## What is asked
Copy the material that follows word for word and omit its pictures.

· · · ·

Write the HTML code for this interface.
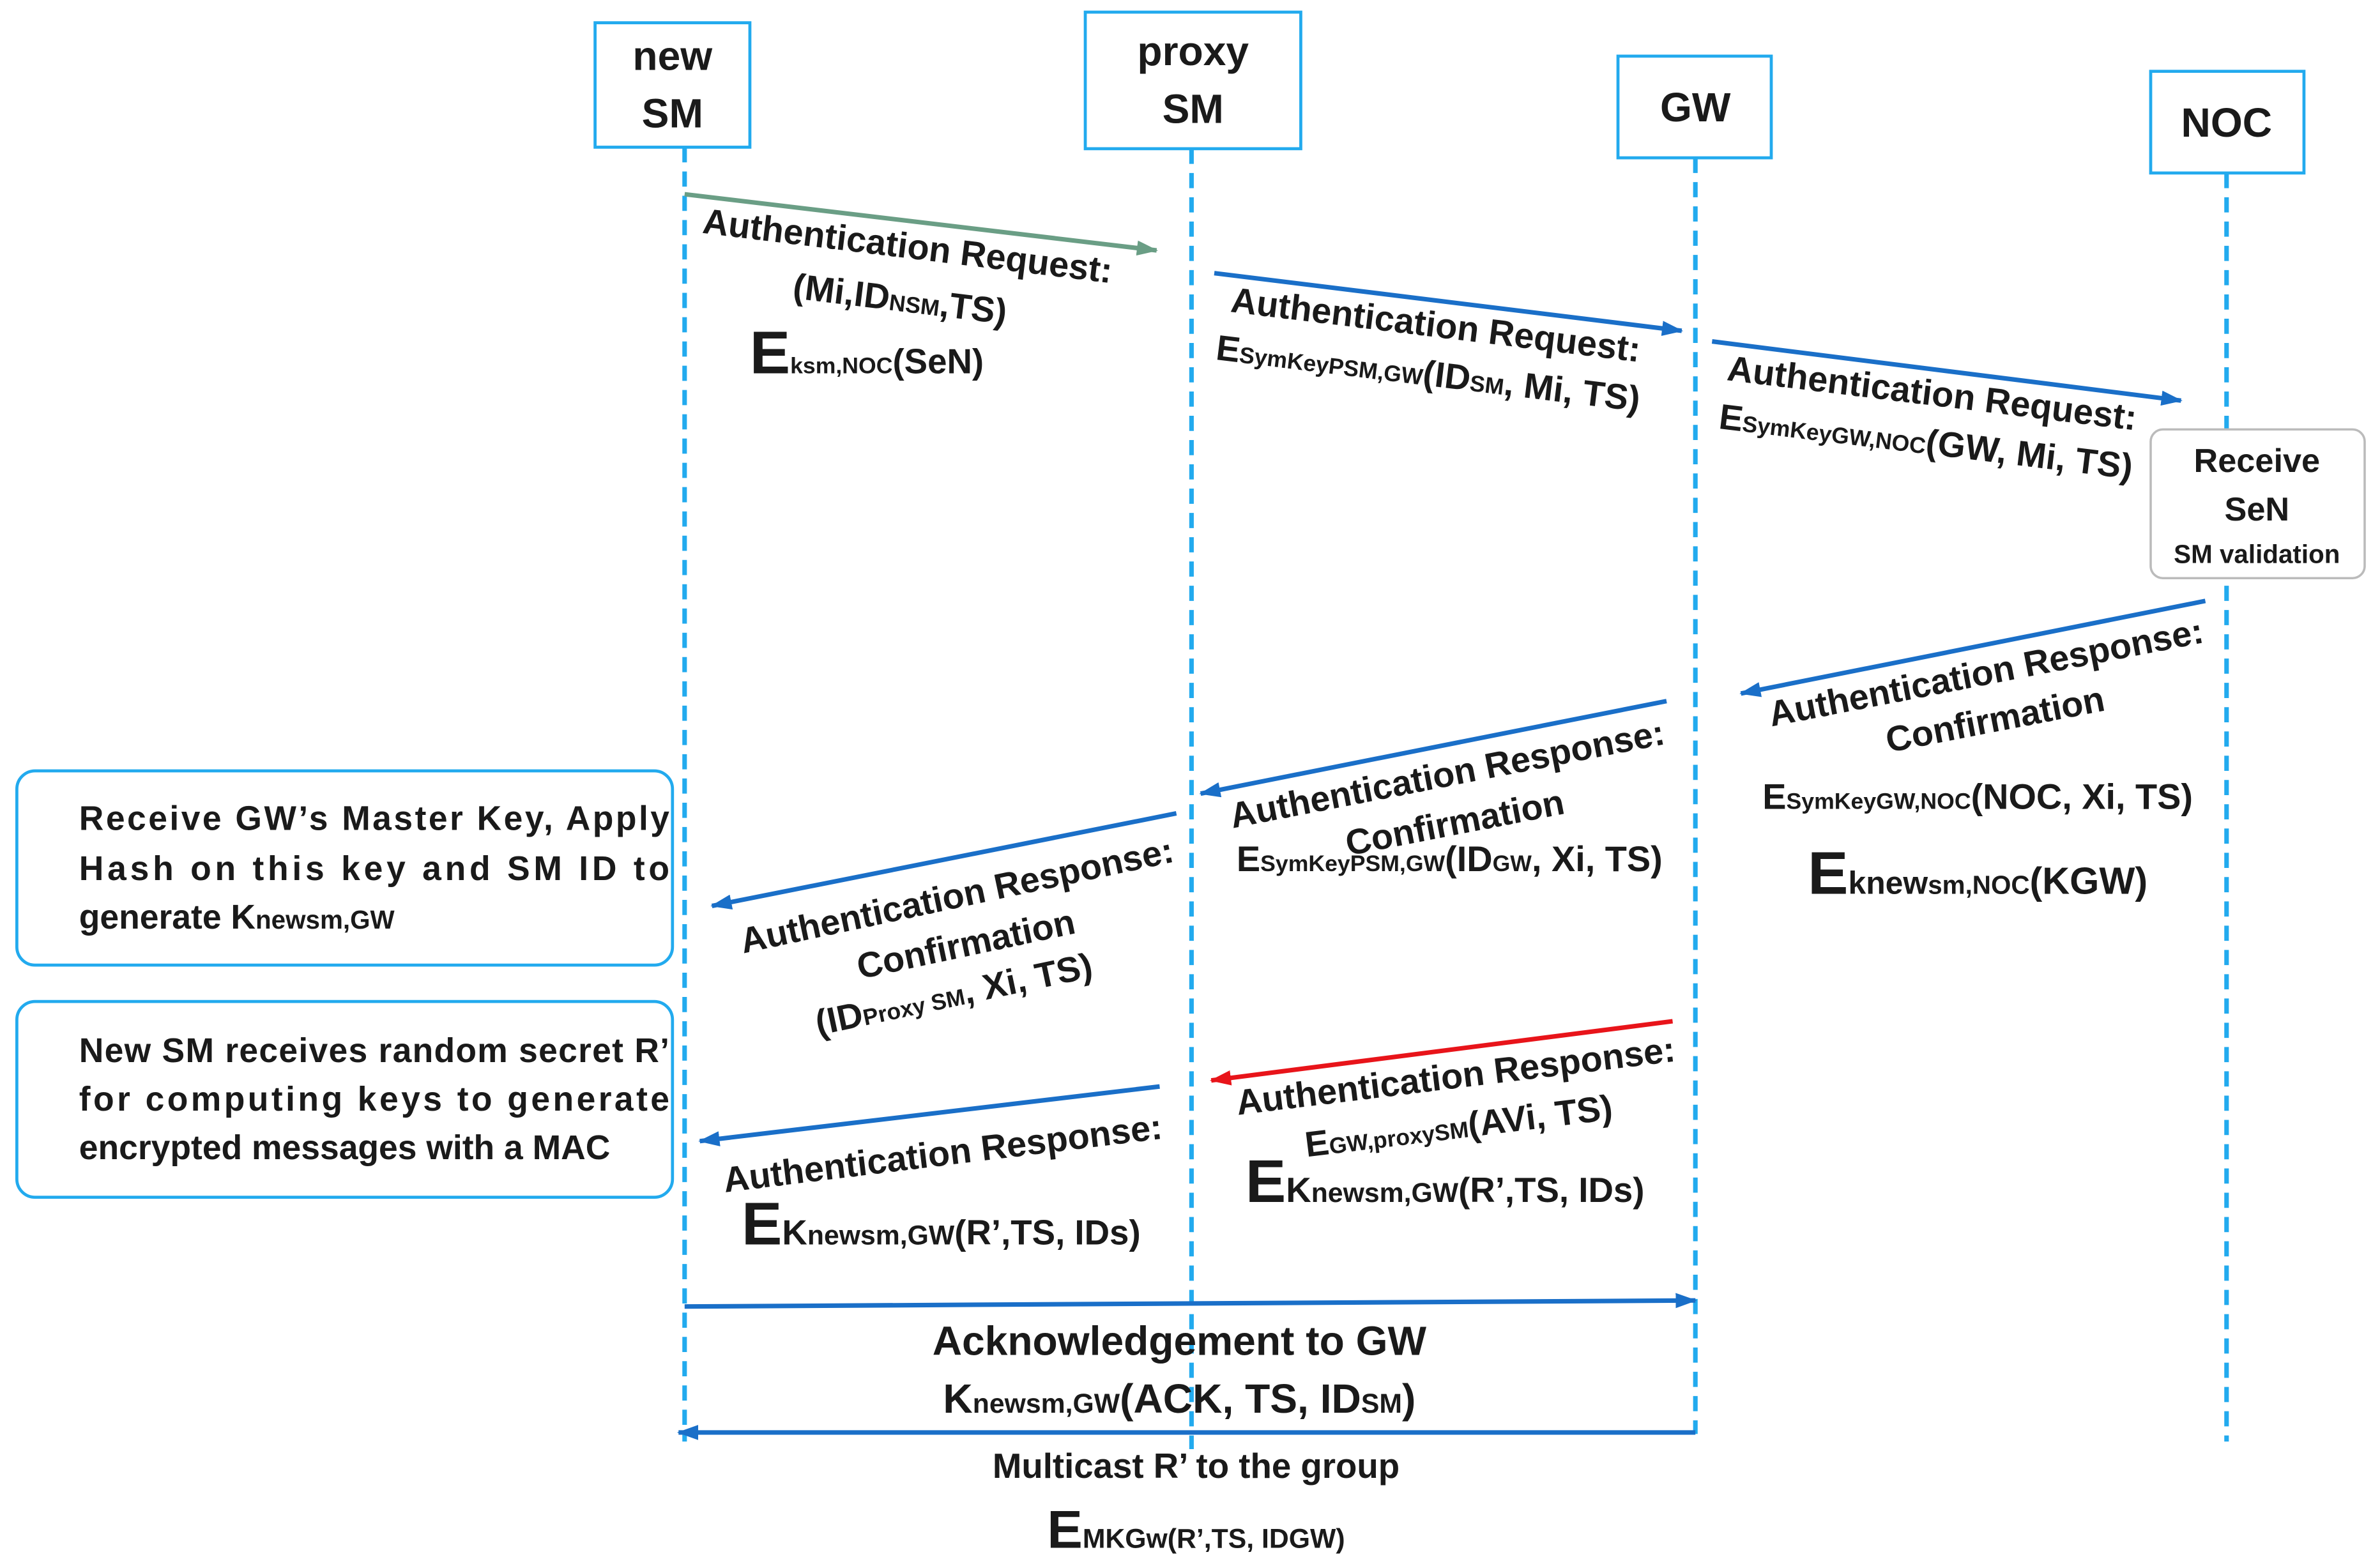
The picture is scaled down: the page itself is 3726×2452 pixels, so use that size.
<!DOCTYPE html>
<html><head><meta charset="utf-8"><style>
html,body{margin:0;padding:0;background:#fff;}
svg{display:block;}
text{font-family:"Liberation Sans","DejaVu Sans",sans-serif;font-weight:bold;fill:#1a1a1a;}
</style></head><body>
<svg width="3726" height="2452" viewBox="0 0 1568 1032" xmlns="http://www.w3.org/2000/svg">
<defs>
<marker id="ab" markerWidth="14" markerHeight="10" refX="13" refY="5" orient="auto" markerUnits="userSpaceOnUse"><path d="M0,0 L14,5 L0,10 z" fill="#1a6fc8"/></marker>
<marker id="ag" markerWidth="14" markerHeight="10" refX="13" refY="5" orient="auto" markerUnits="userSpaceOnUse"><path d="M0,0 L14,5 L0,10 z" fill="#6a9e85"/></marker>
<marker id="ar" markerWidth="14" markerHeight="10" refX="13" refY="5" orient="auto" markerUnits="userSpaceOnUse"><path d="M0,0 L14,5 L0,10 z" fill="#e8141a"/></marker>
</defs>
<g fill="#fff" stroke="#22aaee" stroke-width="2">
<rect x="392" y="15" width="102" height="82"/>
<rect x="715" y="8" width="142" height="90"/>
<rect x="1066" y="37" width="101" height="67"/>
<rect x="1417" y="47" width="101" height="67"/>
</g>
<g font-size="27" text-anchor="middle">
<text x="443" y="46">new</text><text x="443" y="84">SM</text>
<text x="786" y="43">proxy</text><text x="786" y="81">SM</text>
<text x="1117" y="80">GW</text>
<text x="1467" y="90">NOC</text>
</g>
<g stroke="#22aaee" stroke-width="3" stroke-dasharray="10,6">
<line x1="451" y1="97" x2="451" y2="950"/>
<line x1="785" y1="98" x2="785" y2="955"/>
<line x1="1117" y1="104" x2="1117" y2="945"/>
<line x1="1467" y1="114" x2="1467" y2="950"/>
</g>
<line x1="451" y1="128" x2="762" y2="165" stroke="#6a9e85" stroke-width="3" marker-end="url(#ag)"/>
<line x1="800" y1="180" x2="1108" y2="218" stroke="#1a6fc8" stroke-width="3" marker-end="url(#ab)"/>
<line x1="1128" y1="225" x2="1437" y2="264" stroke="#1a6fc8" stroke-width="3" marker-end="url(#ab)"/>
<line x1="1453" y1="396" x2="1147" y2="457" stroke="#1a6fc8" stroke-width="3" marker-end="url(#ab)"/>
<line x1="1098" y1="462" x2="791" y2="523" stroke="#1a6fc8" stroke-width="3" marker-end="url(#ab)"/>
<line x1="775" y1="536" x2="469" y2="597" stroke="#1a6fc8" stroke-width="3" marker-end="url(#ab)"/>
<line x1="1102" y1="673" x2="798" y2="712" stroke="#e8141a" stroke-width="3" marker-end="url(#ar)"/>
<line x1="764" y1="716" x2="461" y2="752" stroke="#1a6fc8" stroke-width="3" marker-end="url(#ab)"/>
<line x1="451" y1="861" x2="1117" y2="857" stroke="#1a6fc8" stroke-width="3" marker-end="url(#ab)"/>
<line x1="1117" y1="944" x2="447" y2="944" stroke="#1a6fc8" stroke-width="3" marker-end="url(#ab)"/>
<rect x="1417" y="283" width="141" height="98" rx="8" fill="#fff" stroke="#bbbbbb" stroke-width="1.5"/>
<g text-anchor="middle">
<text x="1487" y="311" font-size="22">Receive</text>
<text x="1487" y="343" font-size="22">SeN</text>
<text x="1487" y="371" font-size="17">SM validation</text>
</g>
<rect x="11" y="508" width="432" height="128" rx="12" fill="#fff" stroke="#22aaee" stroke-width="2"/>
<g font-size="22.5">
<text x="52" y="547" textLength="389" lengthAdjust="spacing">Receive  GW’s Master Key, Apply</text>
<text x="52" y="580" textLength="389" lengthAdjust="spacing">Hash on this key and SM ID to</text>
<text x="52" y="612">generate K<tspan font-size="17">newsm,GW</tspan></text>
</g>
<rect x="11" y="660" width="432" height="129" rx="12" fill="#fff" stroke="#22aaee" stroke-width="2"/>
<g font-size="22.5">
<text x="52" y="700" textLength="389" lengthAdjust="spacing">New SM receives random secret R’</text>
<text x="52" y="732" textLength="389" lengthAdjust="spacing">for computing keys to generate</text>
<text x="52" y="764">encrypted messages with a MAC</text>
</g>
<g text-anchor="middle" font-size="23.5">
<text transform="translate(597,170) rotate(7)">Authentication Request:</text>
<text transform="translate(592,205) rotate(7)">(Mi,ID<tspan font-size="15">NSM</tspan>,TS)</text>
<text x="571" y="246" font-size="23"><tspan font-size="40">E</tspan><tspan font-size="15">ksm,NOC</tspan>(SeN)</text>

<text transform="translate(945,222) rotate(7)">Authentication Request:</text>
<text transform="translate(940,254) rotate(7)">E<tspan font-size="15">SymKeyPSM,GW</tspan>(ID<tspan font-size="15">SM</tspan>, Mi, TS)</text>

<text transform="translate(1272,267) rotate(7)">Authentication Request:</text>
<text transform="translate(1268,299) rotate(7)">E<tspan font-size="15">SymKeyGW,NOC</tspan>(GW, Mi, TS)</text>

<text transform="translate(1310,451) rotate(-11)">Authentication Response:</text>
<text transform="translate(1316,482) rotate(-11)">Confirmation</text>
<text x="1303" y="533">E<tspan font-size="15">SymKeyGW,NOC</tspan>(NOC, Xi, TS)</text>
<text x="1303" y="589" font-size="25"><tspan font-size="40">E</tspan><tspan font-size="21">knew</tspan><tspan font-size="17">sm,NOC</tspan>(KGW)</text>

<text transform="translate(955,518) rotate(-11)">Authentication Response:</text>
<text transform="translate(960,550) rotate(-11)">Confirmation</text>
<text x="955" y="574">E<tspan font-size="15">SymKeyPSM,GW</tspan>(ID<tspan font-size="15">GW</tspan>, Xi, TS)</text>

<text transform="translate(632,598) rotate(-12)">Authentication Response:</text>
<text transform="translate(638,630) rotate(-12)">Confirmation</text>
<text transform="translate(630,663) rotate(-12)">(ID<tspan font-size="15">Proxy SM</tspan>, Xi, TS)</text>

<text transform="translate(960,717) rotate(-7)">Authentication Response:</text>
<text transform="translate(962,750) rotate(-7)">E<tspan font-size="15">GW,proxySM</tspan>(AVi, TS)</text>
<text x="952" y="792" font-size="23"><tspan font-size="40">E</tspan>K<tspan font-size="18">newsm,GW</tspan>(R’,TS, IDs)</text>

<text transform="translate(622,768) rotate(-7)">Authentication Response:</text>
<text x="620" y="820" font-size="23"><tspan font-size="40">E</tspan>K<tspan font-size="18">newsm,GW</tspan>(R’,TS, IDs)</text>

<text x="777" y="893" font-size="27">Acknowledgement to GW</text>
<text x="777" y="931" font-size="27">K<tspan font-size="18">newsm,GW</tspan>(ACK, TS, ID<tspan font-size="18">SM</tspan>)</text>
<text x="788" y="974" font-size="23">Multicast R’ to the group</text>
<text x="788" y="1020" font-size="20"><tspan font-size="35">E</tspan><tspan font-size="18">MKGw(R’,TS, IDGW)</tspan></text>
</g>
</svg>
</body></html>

· · · ·

## Problem solution
Write the HTML code for this interface.
The picture is scaled down: the page itself is 3726×2452 pixels, so use that size.
<!DOCTYPE html>
<html><head><meta charset="utf-8"><style>
html,body{margin:0;padding:0;background:#fff;}
svg{display:block;}
text{font-family:"Liberation Sans","DejaVu Sans",sans-serif;font-weight:bold;fill:#1a1a1a;}
</style></head><body>
<svg width="3726" height="2452" viewBox="0 0 1568 1032" xmlns="http://www.w3.org/2000/svg">
<defs>
<marker id="ab" markerWidth="14" markerHeight="10" refX="13" refY="5" orient="auto" markerUnits="userSpaceOnUse"><path d="M0,0 L14,5 L0,10 z" fill="#1a6fc8"/></marker>
<marker id="ag" markerWidth="14" markerHeight="10" refX="13" refY="5" orient="auto" markerUnits="userSpaceOnUse"><path d="M0,0 L14,5 L0,10 z" fill="#6a9e85"/></marker>
<marker id="ar" markerWidth="14" markerHeight="10" refX="13" refY="5" orient="auto" markerUnits="userSpaceOnUse"><path d="M0,0 L14,5 L0,10 z" fill="#e8141a"/></marker>
</defs>
<g fill="#fff" stroke="#22aaee" stroke-width="2">
<rect x="392" y="15" width="102" height="82"/>
<rect x="715" y="8" width="142" height="90"/>
<rect x="1066" y="37" width="101" height="67"/>
<rect x="1417" y="47" width="101" height="67"/>
</g>
<g font-size="27" text-anchor="middle">
<text x="443" y="46">new</text><text x="443" y="84">SM</text>
<text x="786" y="43">proxy</text><text x="786" y="81">SM</text>
<text x="1117" y="80">GW</text>
<text x="1467" y="90">NOC</text>
</g>
<g stroke="#22aaee" stroke-width="3" stroke-dasharray="10,6">
<line x1="451" y1="97" x2="451" y2="950"/>
<line x1="785" y1="98" x2="785" y2="955"/>
<line x1="1117" y1="104" x2="1117" y2="945"/>
<line x1="1467" y1="114" x2="1467" y2="950"/>
</g>
<line x1="451" y1="128" x2="762" y2="165" stroke="#6a9e85" stroke-width="3" marker-end="url(#ag)"/>
<line x1="800" y1="180" x2="1108" y2="218" stroke="#1a6fc8" stroke-width="3" marker-end="url(#ab)"/>
<line x1="1128" y1="225" x2="1437" y2="264" stroke="#1a6fc8" stroke-width="3" marker-end="url(#ab)"/>
<line x1="1453" y1="396" x2="1147" y2="457" stroke="#1a6fc8" stroke-width="3" marker-end="url(#ab)"/>
<line x1="1098" y1="462" x2="791" y2="523" stroke="#1a6fc8" stroke-width="3" marker-end="url(#ab)"/>
<line x1="775" y1="536" x2="469" y2="597" stroke="#1a6fc8" stroke-width="3" marker-end="url(#ab)"/>
<line x1="1102" y1="673" x2="798" y2="712" stroke="#e8141a" stroke-width="3" marker-end="url(#ar)"/>
<line x1="764" y1="716" x2="461" y2="752" stroke="#1a6fc8" stroke-width="3" marker-end="url(#ab)"/>
<line x1="451" y1="861" x2="1117" y2="857" stroke="#1a6fc8" stroke-width="3" marker-end="url(#ab)"/>
<line x1="1117" y1="944" x2="447" y2="944" stroke="#1a6fc8" stroke-width="3" marker-end="url(#ab)"/>
<rect x="1417" y="283" width="141" height="98" rx="8" fill="#fff" stroke="#bbbbbb" stroke-width="1.5"/>
<g text-anchor="middle">
<text x="1487" y="311" font-size="22">Receive</text>
<text x="1487" y="343" font-size="22">SeN</text>
<text x="1487" y="371" font-size="17">SM validation</text>
</g>
<rect x="11" y="508" width="432" height="128" rx="12" fill="#fff" stroke="#22aaee" stroke-width="2"/>
<g font-size="22.5">
<text x="52" y="547" textLength="389" lengthAdjust="spacing">Receive  GW’s Master Key, Apply</text>
<text x="52" y="580" textLength="389" lengthAdjust="spacing">Hash on this key and SM ID to</text>
<text x="52" y="612">generate K<tspan font-size="17">newsm,GW</tspan></text>
</g>
<rect x="11" y="660" width="432" height="129" rx="12" fill="#fff" stroke="#22aaee" stroke-width="2"/>
<g font-size="22.5">
<text x="52" y="700" textLength="389" lengthAdjust="spacing">New SM receives random secret R’</text>
<text x="52" y="732" textLength="389" lengthAdjust="spacing">for computing keys to generate</text>
<text x="52" y="764">encrypted messages with a MAC</text>
</g>
<g text-anchor="middle" font-size="23.5">
<text transform="translate(597,170) rotate(7)">Authentication Request:</text>
<text transform="translate(592,205) rotate(7)">(Mi,ID<tspan font-size="15">NSM</tspan>,TS)</text>
<text x="571" y="246" font-size="23"><tspan font-size="40">E</tspan><tspan font-size="15">ksm,NOC</tspan>(SeN)</text>

<text transform="translate(945,222) rotate(7)">Authentication Request:</text>
<text transform="translate(940,254) rotate(7)">E<tspan font-size="15">SymKeyPSM,GW</tspan>(ID<tspan font-size="15">SM</tspan>, Mi, TS)</text>

<text transform="translate(1272,267) rotate(7)">Authentication Request:</text>
<text transform="translate(1268,299) rotate(7)">E<tspan font-size="15">SymKeyGW,NOC</tspan>(GW, Mi, TS)</text>

<text transform="translate(1310,451) rotate(-11)">Authentication Response:</text>
<text transform="translate(1316,482) rotate(-11)">Confirmation</text>
<text x="1303" y="533">E<tspan font-size="15">SymKeyGW,NOC</tspan>(NOC, Xi, TS)</text>
<text x="1303" y="589" font-size="25"><tspan font-size="40">E</tspan><tspan font-size="21">knew</tspan><tspan font-size="17">sm,NOC</tspan>(KGW)</text>

<text transform="translate(955,518) rotate(-11)">Authentication Response:</text>
<text transform="translate(960,550) rotate(-11)">Confirmation</text>
<text x="955" y="574">E<tspan font-size="15">SymKeyPSM,GW</tspan>(ID<tspan font-size="15">GW</tspan>, Xi, TS)</text>

<text transform="translate(632,598) rotate(-12)">Authentication Response:</text>
<text transform="translate(638,630) rotate(-12)">Confirmation</text>
<text transform="translate(630,663) rotate(-12)">(ID<tspan font-size="15">Proxy SM</tspan>, Xi, TS)</text>

<text transform="translate(960,717) rotate(-7)">Authentication Response:</text>
<text transform="translate(962,750) rotate(-7)">E<tspan font-size="15">GW,proxySM</tspan>(AVi, TS)</text>
<text x="952" y="792" font-size="23"><tspan font-size="40">E</tspan>K<tspan font-size="18">newsm,GW</tspan>(R’,TS, IDs)</text>

<text transform="translate(622,768) rotate(-7)">Authentication Response:</text>
<text x="620" y="820" font-size="23"><tspan font-size="40">E</tspan>K<tspan font-size="18">newsm,GW</tspan>(R’,TS, IDs)</text>

<text x="777" y="893" font-size="27">Acknowledgement to GW</text>
<text x="777" y="931" font-size="27">K<tspan font-size="18">newsm,GW</tspan>(ACK, TS, ID<tspan font-size="18">SM</tspan>)</text>
<text x="788" y="974" font-size="23">Multicast R’ to the group</text>
<text x="788" y="1020" font-size="20"><tspan font-size="35">E</tspan><tspan font-size="18">MKGw(R’,TS, IDGW)</tspan></text>
</g>
</svg>
</body></html>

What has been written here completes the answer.